Wedded bliss. The paperwork is just the first challenge. |
Waiting for... |
The agreement was done ages ago but it took forever to write and translate. I mean, I know my lawyer has a new baby and everything and I'm trying to be sympathetic about that. But at the same time, I borrowed a shitload of money from my parents to give her and while babies are extraordinarily time-consuming, I know from Facebook when my lawyer goes to Antalya or does some other fabulous, not-dealing-with-my divorce sort of thing.
My lawyer, despite everything... |
But still...
The only place I had to go was to a very nice and civilized cafe in Nışantaşı to deliver the signed agreements and power of attorney forms. So that was all right. I had coffee and my lawyer had tea.
A couple of weeks ago, my lawyer (my lawyer!) sent me a message that she was trying to file the papers at the court, but there was a problem about my name. Fuck. The name problem chose this time to come and bite me in the ass.
I think I've mentioned before how I have 3 official names in Turkey. The first is the name I came here with. That's the name on the front page of my passport and in my residence permit: Unused First Name Stranger Maiden Name.
This question gives me pause. |
When I got married, the law was still that women were required to take their husbands' names. That law has since changed. If women wanted to hyphenate or keep their old names, they had to petition the Nüfüs Mürdüğülü Something Something office with lots of diacritics. Except this office doesn't have any jurisdiction over foreigners, so...
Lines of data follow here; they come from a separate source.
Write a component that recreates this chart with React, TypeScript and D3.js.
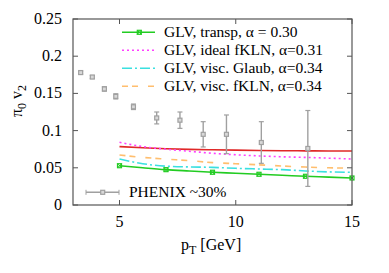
import React, { useEffect, useRef } from "react";
import * as d3 from "d3";

// PHENIX pi0 v2, 30% centrality
const phenixPt = [3.33, 3.83, 4.35, 4.84, 5.6, 6.6, 7.6, 8.6, 9.6, 11.1, 13.1];
const phenixV2 = [0.178, 0.172, 0.156, 0.146, 0.132, 0.117, 0.114, 0.095, 0.095, 0.084, 0.076];
const phenixErr = [0.002, 0.002, 0.003, 0.0035, 0.0037, 0.008, 0.011, 0.017, 0.026, 0.028, 0.051];

// GLV curves
const curvePt = [5, 6, 7, 8, 9, 10, 11, 12, 13, 14, 15];
const transpV2 = [0.0528, 0.05, 0.0475, 0.0457, 0.044, 0.0427, 0.0413, 0.04, 0.0386, 0.0375, 0.0363];
const redV2 = [0.0785, 0.077, 0.0757, 0.0748, 0.0742, 0.0737, 0.0733, 0.073, 0.0728, 0.0726, 0.0725];
const idealV2 = [0.0843, 0.0785, 0.075, 0.0722, 0.0695, 0.0675, 0.066, 0.0648, 0.064, 0.063, 0.0618];
const viscGlaubV2 = [0.0618, 0.0555, 0.0522, 0.0512, 0.0506, 0.0493, 0.0484, 0.0475, 0.0458, 0.0445, 0.0439];
const viscKlnV2 = [0.0672, 0.064, 0.0617, 0.0596, 0.057, 0.0555, 0.054, 0.0524, 0.051, 0.05, 0.0495];

const xTicks = [5, 10, 15];
const yTicks = [0, 0.05, 0.1, 0.15, 0.2, 0.25];
const yTickLabels = ["0", "0.05", "0.1", "0.15", "0.2", "0.25"];

const legendLabels = [
  "GLV, transp, \u03b1 = 0.30",
  "GLV, ideal fKLN, \u03b1=0.31",
  "GLV, visc. Glaub, \u03b1=0.34",
  "GLV, visc. fKLN, \u03b1=0.34",
];

const font = "'Liberation Serif', 'DejaVu Serif', serif";

export default function App() {
  const ref = useRef<SVGSVGElement>(null);

  useEffect(() => {
    const svg = d3.select(ref.current);
    svg.selectAll("*").remove();

    const margin = { top: 19, right: 37, bottom: 68, left: 73 };
    const W = 389, H = 273;
    const w = W - margin.left - margin.right;
    const h = H - margin.top - margin.bottom;

    const x = d3.scaleLinear().domain([3, 15]).range([margin.left, margin.left + w]);
    const y = d3.scaleLinear().domain([0, 0.25]).range([margin.top + h, margin.top]);

    const frame = "#555";

    // ticks (inward) on all sides
    yTicks.forEach((t, i) => {
      svg.append("line").attr("x1", x(3)).attr("x2", x(3) + 5).attr("y1", y(t)).attr("y2", y(t)).attr("stroke", frame);
      svg.append("line").attr("x1", x(15)).attr("x2", x(15) - 5).attr("y1", y(t)).attr("y2", y(t)).attr("stroke", frame);
      svg
        .append("text")
        .attr("x", x(3) - 11)
        .attr("y", y(t) + 5)
        .attr("text-anchor", "end")
        .attr("font-family", font)
        .attr("font-size", 16)
        .text(yTickLabels[i]);
    });
    xTicks.forEach((t) => {
      svg.append("line").attr("x1", x(t)).attr("x2", x(t)).attr("y1", y(0)).attr("y2", y(0) - 5).attr("stroke", frame);
      svg.append("line").attr("x1", x(t)).attr("x2", x(t)).attr("y1", y(0.25)).attr("y2", y(0.25) + 5).attr("stroke", frame);
      svg
        .append("text")
        .attr("x", x(t))
        .attr("y", y(0) + 22)
        .attr("text-anchor", "middle")
        .attr("font-family", font)
        .attr("font-size", 16)
        .text(t);
    });

    // curves
    const line = d3
      .line<number>()
      .x((d, i) => x(curvePt[i]))
      .y((d) => y(d))
      .curve(d3.curveMonotoneX);

    const series = [
      { v: redV2, color: "#e02828", dash: null },
      { v: idealV2, color: "#ff40ff", dash: "2,3" },
      { v: viscKlnV2, color: "#ffbe6e", dash: "6,4,6,10" },
      { v: viscGlaubV2, color: "#3ae0e0", dash: "10,3,2,3" },
      { v: transpV2, color: "#22cc22", dash: null },
    ];
    series.forEach((s) => {
      svg
        .append("path")
        .attr("d", line(s.v))
        .attr("fill", "none")
        .attr("stroke", s.color)
        .attr("stroke-width", 1.6)
        .attr("stroke-dasharray", s.dash);
    });

    const greenMarker = (cx: number, cy: number) => {
      svg.append("rect").attr("x", cx - 2).attr("y", cy - 2).attr("width", 4).attr("height", 4).attr("fill", "none").attr("stroke", "#22cc22").attr("stroke-width", 1.2);
      svg.append("path").attr("d", `M${cx - 2},${cy - 2}L${cx + 2},${cy + 2}M${cx - 2},${cy + 2}L${cx + 2},${cy - 2}`).attr("stroke", "#22cc22").attr("stroke-width", 1);
    };
    transpV2.forEach((v, i) => {
      if (i % 2 === 0) greenMarker(x(curvePt[i]), y(v));
    });

    // PHENIX data
    const grey = "#a0a0a0";
    const pointMarker = (cx: number, cy: number) => {
      svg.append("rect").attr("x", cx - 2).attr("y", cy - 2).attr("width", 4).attr("height", 4).attr("fill", "#d8d8d8").attr("stroke", grey).attr("stroke-width", 1.2);
    };
    phenixPt.forEach((p, i) => {
      const cx = x(p);
      const top = y(phenixV2[i] + phenixErr[i]);
      const bot = y(phenixV2[i] - phenixErr[i]);
      svg.append("line").attr("x1", cx).attr("x2", cx).attr("y1", top).attr("y2", bot).attr("stroke", grey).attr("stroke-width", 1.4);
      svg.append("line").attr("x1", cx - 2.5).attr("x2", cx + 2.5).attr("y1", top).attr("y2", top).attr("stroke", grey).attr("stroke-width", 1.2);
      svg.append("line").attr("x1", cx - 2.5).attr("x2", cx + 2.5).attr("y1", bot).attr("y2", bot).attr("stroke", grey).attr("stroke-width", 1.2);
      pointMarker(cx, y(phenixV2[i]));
    });

    // legend (top right)
    const legendSeries = [series[4], series[1], series[3], series[2]];
    legendSeries.forEach((s, i) => {
      const ly = 32.3 + i * 18;
      svg
        .append("line")
        .attr("x1", 122)
        .attr("x2", 155)
        .attr("y1", ly)
        .attr("y2", ly)
        .attr("stroke", s.color)
        .attr("stroke-width", 1.6)
        .attr("stroke-dasharray", s.dash);
      if (i === 0) greenMarker(139.3, ly);
      svg
        .append("text")
        .attr("x", 164)
        .attr("y", ly + 5)
        .attr("font-family", font)
        .attr("font-size", 15.5)
        .text(legendLabels[i]);
    });

    // PHENIX legend (bottom left)
    const py = 192.3;
    svg.append("line").attr("x1", 86).attr("x2", 119).attr("y1", py).attr("y2", py).attr("stroke", grey).attr("stroke-width", 1.4);
    svg.append("line").attr("x1", 86).attr("x2", 86).attr("y1", py - 2.5).attr("y2", py + 2.5).attr("stroke", grey);
    svg.append("line").attr("x1", 119).attr("x2", 119).attr("y1", py - 2.5).attr("y2", py + 2.5).attr("stroke", grey);
    pointMarker(102.7, py);
    svg
      .append("text")
      .attr("x", 129)
      .attr("y", py + 5)
      .attr("font-family", font)
      .attr("font-size", 15.5)
      .text("PHENIX ~30%");

    // frame
    svg
      .append("rect")
      .attr("x", x(3))
      .attr("y", y(0.25))
      .attr("width", w)
      .attr("height", h)
      .attr("fill", "none")
      .attr("stroke", frame)
      .attr("stroke-width", 1.2);

    // axis titles
    const xt = svg.append("text").attr("x", 181).attr("y", 250).attr("font-family", font).attr("font-size", 16);
    xt.append("tspan").text("p");
    xt.append("tspan").attr("dy", 4).attr("font-size", 12).text("T");
    xt.append("tspan").attr("dy", -4).text(" [GeV]");

    const yt = svg
      .append("text")
      .attr("transform", `translate(22,101) rotate(-90)`)
      .attr("text-anchor", "middle")
      .attr("font-family", font)
      .attr("font-size", 16);
    yt.append("tspan").text("\u03c0");
    yt.append("tspan").attr("dy", 4).attr("font-size", 12).text("0");
    yt.append("tspan").attr("dy", -4).text(" v");
    yt.append("tspan").attr("dy", 4).attr("font-size", 12).text("2");
  }, []);

  return <svg ref={ref} width={389} height={273} style={{ position: "absolute", left: 0, top: 0 }} />;
}
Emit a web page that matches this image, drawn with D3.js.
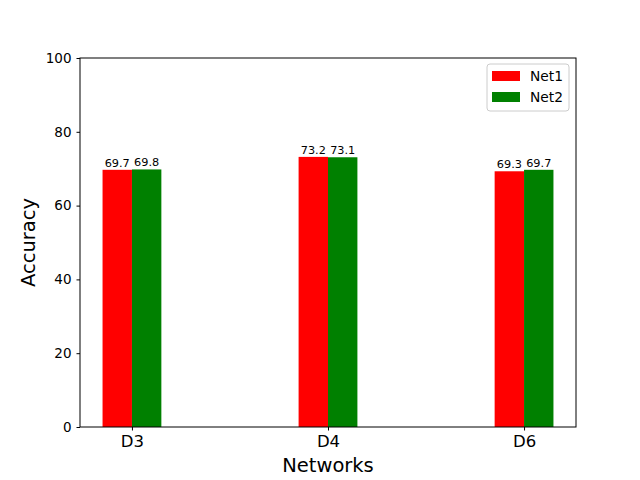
<!DOCTYPE html>
<meta charset="utf-8">
<style>
body { margin: 0; background: #fff; }
svg text { font-family: "DejaVu Sans", sans-serif; fill: #000; }
</style>
<svg width="640" height="480"></svg>
<script src="https://d3js.org/d3.v7.min.js"></script>
<script>
// data
var categories = ["D3", "D4", "D6"]
var net1 = [69.7, 73.2, 69.3]
var net2 = [69.8, 73.1, 69.7]
var seriesNames = ["Net1", "Net2"]
var seriesColors = ["red", "green"]
var yTicks = [0, 20, 40, 60, 80, 100]

// plot area (window.top is read-only, so no bare "top")
var plotL = 80, plotR = 576, plotT = 58, plotB = 427
var barW = 0.15

var svg = d3.select("svg")

var x = d3.scaleLinear().domain([-0.265, 2.265]).range([plotL, plotR])
var y = d3.scaleLinear().domain([0, 100]).range([plotB, plotT])

var series = [net1, net2]
series.forEach(function (vals, s) {
  var g = svg.append("g")
  var off = s === 0 ? -barW : 0
  g.selectAll("rect").data(vals).enter().append("rect")
    .attr("x", function (d, i) { return x(i + off) })
    .attr("width", function () { return x(barW) - x(0) })
    .attr("y", function (d) { return y(d) })
    .attr("height", function (d) { return y(0) - y(d) })
    .attr("fill", seriesColors[s])
  g.selectAll("text").data(vals).enter().append("text")
    .attr("x", function (d, i) { return x(i + off + barW / 2) })
    .attr("y", function (d) { return y(d) - 3 })
    .attr("text-anchor", "middle")
    .attr("font-size", 11.3)
    .text(function (d) { return d.toFixed(1) })
})

// frame
svg.append("rect").attr("x", plotL).attr("y", plotT)
  .attr("width", plotR - plotL).attr("height", plotB - plotT)
  .attr("fill", "none").attr("stroke", "#000").attr("stroke-width", 1)

var yAxis = svg.append("g").attr("transform", "translate(" + plotL + ",0)")
  .call(d3.axisLeft(y).tickValues(yTicks).tickSize(3.5).tickPadding(5))
yAxis.select(".domain").remove()
yAxis.selectAll("text").attr("font-size", 13.5).attr("font-family", "DejaVu Sans")

var xAxis = svg.append("g").attr("transform", "translate(0," + plotB + ")")
  .call(d3.axisBottom(x).tickValues([0, 1, 2]).tickFormat(function (i) { return categories[i] }).tickSize(3.5).tickPadding(5))
xAxis.select(".domain").remove()
xAxis.selectAll("text").attr("font-size", 16.5).attr("font-family", "DejaVu Sans")

svg.append("text").attr("x", (plotL + plotR) / 2).attr("y", 472)
  .attr("text-anchor", "middle").attr("font-size", 19.5).text("Networks")
svg.append("text").attr("transform", "translate(35," + (plotT + plotB) / 2 + ") rotate(-90)")
  .attr("text-anchor", "middle").attr("font-size", 19.5).text("Accuracy")

// legend
var lg = svg.append("g").attr("transform", "translate(487,64)")
lg.append("rect").attr("width", 82).attr("height", 47).attr("rx", 3)
  .attr("fill", "#fff").attr("stroke", "#ccc").attr("stroke-width", 1)
seriesNames.forEach(function (n, i) {
  lg.append("rect").attr("x", 5).attr("y", 7 + i * 21).attr("width", 28).attr("height", 10)
    .attr("fill", seriesColors[i])
  lg.append("text").attr("x", 43).attr("y", 17 + i * 21).attr("font-size", 13.8).text(n)
})
</script>
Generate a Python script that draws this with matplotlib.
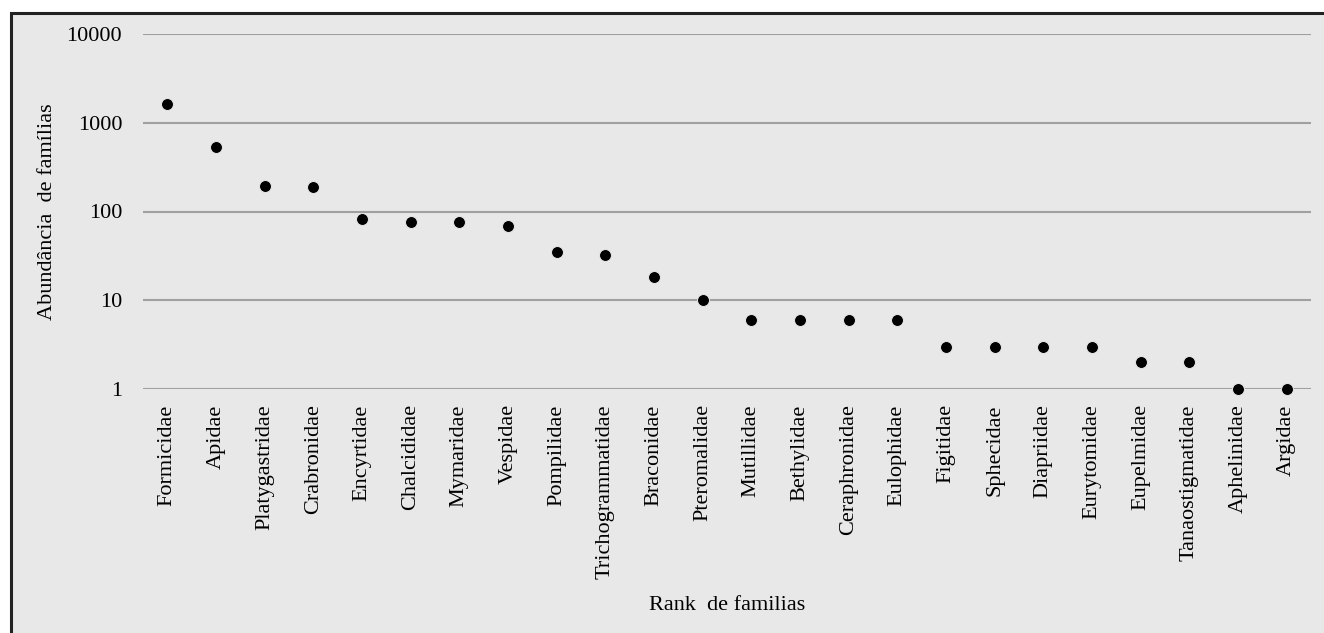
import matplotlib.pyplot as plt
from matplotlib.patches import Rectangle
from matplotlib.ticker import FixedLocator, NullLocator

# dados
familias = ['Formicidae', 'Apidae', 'Platygastridae', 'Crabronidae', 'Encyrtidae',
            'Chalcididae', 'Mymaridae', 'Vespidae', 'Pompilidae', 'Trichogrammatidae',
            'Braconidae', 'Pteromalidae', 'Mutillidae', 'Bethylidae', 'Ceraphronidae',
            'Eulophidae', 'Figitidae', 'Sphecidae', 'Diapriidae', 'Eurytomidae',
            'Eupelmidae', 'Tanaostigmatidae', 'Aphelinidae', 'Argidae']
abundancia = [1640, 540, 196, 188, 82, 76, 76, 68, 35, 32,
              18.5, 10, 6, 6, 6, 6, 3, 3, 3, 3,
              2, 2, 1, 1]
y_ticks = [1, 10, 100, 1000, 10000]
y_ticklabels = ['1', '10', '100', '1000', '10000']

plt.rcParams['font.family'] = ['Liberation Serif', 'DejaVu Serif']
bg = '#e8e8e8'

fig = plt.figure(figsize=(13.24, 6.33), dpi=100, facecolor='white')
# moldura cinza com borda preta (apenas topo e esquerda visíveis)
fig.patches.append(Rectangle((10.5 / 1324, -0.05), 1.2, 1 - 12.5 / 633 + 0.05,
                             transform=fig.transFigure, facecolor=bg,
                             edgecolor='#222222', linewidth=2.2, zorder=-10))

ax = fig.add_axes([143 / 1324, 1 - 389 / 633, 1168 / 1324, 355 / 633])
ax.set_zorder(5)
ax.set_facecolor('none')
x = list(range(len(familias)))
ax.plot(x, abundancia, 'o', color='black', markersize=8.6,
        markeredgecolor=bg, markeredgewidth=0.7, zorder=3, clip_on=False)

ax.set_yscale('log')
ax.set_ylim(1, 10000)
ax.set_xlim(-0.5, len(familias) - 0.5)
ax.yaxis.set_major_locator(FixedLocator(y_ticks))
ax.yaxis.set_minor_locator(NullLocator())
ax.set_yticklabels(y_ticklabels, fontsize=16)
ax.set_xticks(x)
ax.set_xticklabels(familias, rotation=90, fontsize=16, va='top')
ax.tick_params(axis='both', length=0)
ax.tick_params(axis='y', pad=15)
ax.tick_params(axis='x', pad=11)
ax.grid(axis='y', color='#a0a0a0', linewidth=1.5, zorder=1)
ax.set_axisbelow(True)
for s in ax.spines.values():
    s.set_visible(False)

ax.set_ylabel('Abundância  de famílias', fontsize=16, va='center')
ax.yaxis.set_label_coords(-0.082, 0.5)
ax.set_xlabel('Rank  de familias', fontsize=16, va='center')
ax.xaxis.set_label_coords(0.5, -0.61)

plt.savefig('out.png', dpi=100, facecolor='white')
So in my marriage certificate, I'm Unused First Name Stranger Married name. We tried to get the guy who did the certificate to just go ahead and include my maiden name in there as a second middle name, but he didn't care for that idea, not one bit.
When it came time to renew my residence permit after getting married, we tried to get them to change the name to match the on my passport. But the foreign police will only use the name on the front page of the passport, and refused to accept the back page amendment. We tried for 7 years of renewals to get them to change it, but they were having none of it. Even after they got all computerized and my name was probably turning up as something else in their computers, they wouldn't change it.
Remember this? I do. |
Anyway, when the judge went to file the divorce stuff, he or she (probably he) discovered the thing about my names. I knew it would bite me in the ass sometime, and I was really hoping that this wouldn't be the time. The lawyer was sending me emails all day trying to figure it out, and I was sending her emails back, explaining the individual acts of stupidity and stubbornness, none of which were my fault exactly, that resulted in my name problem. By the end of the day I was just asking her to tell the judge to give me whatever name he wanted. I just don't care that much anymore.
Anyone can navigate it, seriously. |
Back to the waiting. My lawyer, bless her, never got back to me about the result of the name issue. I waited for another week on tenterhooks, wondering what sort of bureaucratic triplicates were churning through the Byzantine underground. I started thinking I would never get divorced.
So I sent her another one of my politely passive-aggressive emails asking if any progress had been made. And a few days later, she replied telling me the case had been filed a week ago, with a lengthy docket number, and that a petition had been mailed to BE. The judge was busy that week, she said, but she will get back to me with a court date soon enough.
Just trust this guy, okay? |
Maybe they'll use a courier service.
4 comments:
Ah progress?
On keeping one's maiden name: only to Turkish women are offered the privilege of keeping it. Needless to say, being quite attached to my name, I am still myself everywhere else, except Turkey-where we do not live.
I find it galling I'm willing to tell a judge he can call me whatever the fuck he wants.
But if it will bring this stupid marriage to an end, something as hugely important as a name is just a mere detail...
As someone who has gone up and down in an international marriage, I'm curious (in general terms only of course) what the main issues were that lead to your divorce.
Having only been married once, I can't say if the failure was because international issues, or due to other stuff. The other stuff is, I think,stuff that can happen in any marriage and far outweighed whatever problems we had with communication and cultural differences. Or maybe it exacerbated these problems and made them something we couldn't overcome.
I'll spare you the details of all that went wrong, some of it my fault but most of it his. In the end, I just didn't love him enough anymore to see him through more of his crap, and our relationship was starting to poison our son, not to mention each other. Our son deserves a peaceful home, and we clearly could not give it to him.